Amid this rising wave of hype, Smith sits placidly. He has a shaved head and a little tuft of hair on his chin. His smile comes quickly and brightly. He is pleasant to reporters, honest in his assessments and not the least bit a braggart.

"I didn't think I could do this so soon, not when I started out," he said after yesterday's game. "I think it's happening because I know the game better than a lot of freshmen. I changed positions [from forward to center] from high school, which is a big adjustment, but I did it. And I know how to use my quickness."

He can even laugh about his astonishingly bland name.

"Sometimes I hear announcers say, 'Is there really someone named Joe Smith?'" he said, smiling. "But I like it. Just plain and simple. Joe Smith."

Of course, it's foolish to try to explain this phenomenon, to apply any sort of sporting scholarliness to Smith's rising star. His is a game played by young people, works in progress, still developing, maturing, changing. Weird things happen sometimes. Top recruits don't progress. Overlooked recruits bloom late.

Carolina's Rasheed Wallace was the big recruit last year. Smith was obscure by comparison. But Smith is the better player right now. Any team anywhere would take him and rejoice. Shoot, the Bullets probably would rejoice.

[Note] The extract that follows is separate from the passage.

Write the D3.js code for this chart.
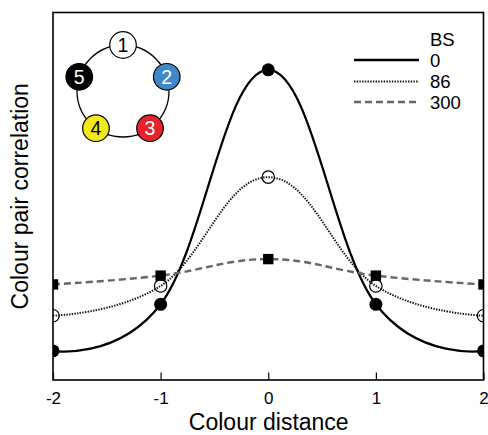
<!DOCTYPE html>
<html><head><meta charset="utf-8">
<script src="https://cdn.jsdelivr.net/npm/d3@7"></script>
<style>html,body{margin:0;padding:0;background:#fff;}svg{display:block;font-family:"Liberation Sans",Arial,sans-serif;}</style>
</head><body>
<svg id="chart" width="488" height="435"></svg>
<script>
// ---- data ----
const distances = [-2, -1, 0, 1, 2];
const xTicks = [-2, -1, 0, 1, 2];
const seriesNames = ["0", "86", "300"];
const bs0 = [0.079, 0.206, 0.844, 0.206, 0.079];
const bs86 = [0.175, 0.256, 0.552, 0.256, 0.175];
const bs300 = [0.260, 0.284, 0.329, 0.284, 0.260];
const legendTitle = "BS";
const xLabel = "Colour distance";
const yLabel = "Colour pair correlation";
const insetLabels = ["1", "2", "3", "4", "5"];
const insetFills = ["#ffffff", "#3f88c8", "#e8222b", "#f3e81c", "#000000"];
const insetText = ["#000000", "#ffffff", "#ffffff", "#000000", "#ffffff"];

// ---- layout ----
const svg = d3.select("#chart");
const L = 53, R = 483.5, T = 12.5, B = 380;
const x = d3.scaleLinear().domain([-2, 2]).range([L, R]);
const y = d3.scaleLinear().domain([0, 1]).range([B, T]);

svg.append("defs").append("clipPath").attr("id", "clip")
  .append("rect").attr("x", L).attr("y", T).attr("width", R - L).attr("height", B - T);

const styles = [
  {data: bs0, stroke: "#000", width: 2.3, dash: null, marker: "filled"},
  {data: bs86, stroke: "#111", width: 2, dash: "1.4,1.3", marker: "open"},
  {data: bs300, stroke: "#666", width: 2.4, dash: "7,4", marker: "square"}
];

const plot = svg.append("g").attr("clip-path", "url(#clip)");
const line = d3.line().x((d, i) => x(distances[i])).y(d => y(d)).curve(d3.curveCardinal.tension(-0.2));

styles.forEach(s => {
  plot.append("path").attr("d", line(s.data)).attr("fill", "none")
    .attr("stroke", s.stroke).attr("stroke-width", s.width)
    .attr("stroke-dasharray", s.dash);
});
styles.forEach(s => {
  s.data.forEach((v, i) => {
    const cx = x(distances[i]), cy = y(v);
    if (s.marker === "filled") {
      plot.append("circle").attr("cx", cx).attr("cy", cy).attr("r", 6.5).attr("fill", "#000");
    } else if (s.marker === "open") {
      plot.append("circle").attr("cx", cx).attr("cy", cy).attr("r", 6.2).attr("fill", "none")
        .attr("stroke", "#000").attr("stroke-width", 1.2);
    } else {
      plot.append("rect").attr("x", cx - 5.2).attr("y", cy - 5.2).attr("width", 10.4).attr("height", 10.4).attr("fill", "#000");
    }
  });
});

// frame
svg.append("rect").attr("x", L).attr("y", T).attr("width", R - L).attr("height", B - T)
  .attr("fill", "none").attr("stroke", "#000").attr("stroke-width", 1.6);

// x axis
const xAxis = d3.axisBottom(x).tickValues(xTicks).tickSize(-7.5).tickPadding(12)
  .tickFormat(d3.format("d"));
const gx = svg.append("g").attr("transform", `translate(0,${B})`).call(xAxis);
gx.select(".domain").remove();
gx.selectAll(".tick line").attr("stroke", "#000").attr("stroke-width", 1.2);
gx.selectAll(".tick text").attr("font-size", 17).attr("fill", "#000")
  .attr("font-family", "Liberation Sans, Arial, sans-serif").text(d => d < 0 ? "-" + Math.abs(d) : d);

svg.append("text").attr("x", (L + R) / 2 + 0.5).attr("y", 429.5).attr("text-anchor", "middle")
  .attr("font-size", 23).attr("fill", "#000").text(xLabel);
svg.append("text").attr("transform", `translate(28,${(T + B) / 2}) rotate(-90)`)
  .attr("text-anchor", "middle").attr("font-size", 23).attr("fill", "#000").text(yLabel);

// legend
const lg = svg.append("g");
lg.append("text").attr("x", 430).attr("y", 45.5).attr("font-size", 18.5).text(legendTitle);
const legYs = [60, 81.5, 102];
styles.forEach((s, i) => {
  lg.append("line").attr("x1", 354).attr("x2", 419).attr("y1", legYs[i]).attr("y2", legYs[i])
    .attr("stroke", s.stroke).attr("stroke-width", s.width).attr("stroke-dasharray", s.dash);
  lg.append("text").attr("x", 430).attr("y", legYs[i] + 6.5).attr("font-size", 18.5).text(seriesNames[i]);
});

// inset diagram
const ic = {x: 123, y: 91, r: 46};
const ins = svg.append("g");
ins.append("circle").attr("cx", ic.x).attr("cy", ic.y).attr("r", ic.r)
  .attr("fill", "none").attr("stroke", "#000").attr("stroke-width", 1.3);
insetLabels.forEach((lab, i) => {
  const a = (-90 + 72 * i) * Math.PI / 180;
  const nx = ic.x + ic.r * Math.cos(a), ny = ic.y + ic.r * Math.sin(a);
  ins.append("circle").attr("cx", nx).attr("cy", ny).attr("r", 13.3)
    .attr("fill", insetFills[i]).attr("stroke", "#000").attr("stroke-width", 1.2);
  ins.append("text").attr("x", nx).attr("y", ny + 7).attr("text-anchor", "middle")
    .attr("font-size", 19.5).attr("fill", insetText[i]).text(lab);
});
</script>
</body></html>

His package is utterly complete. He has outside shooting range and inside power. He has wonderfully soft hands. He has an unflappable demeanor. He is, said Jack Baker, a self-starter whom you don't need to coax into working.

Williams already has run out of things to say about him.

"How do you think Joe did against Montross?" someone asked the Terps coach.

"He did great," Williams said, shrugging. "He can play."

That's it. Joe Smith can play. Plain and simple.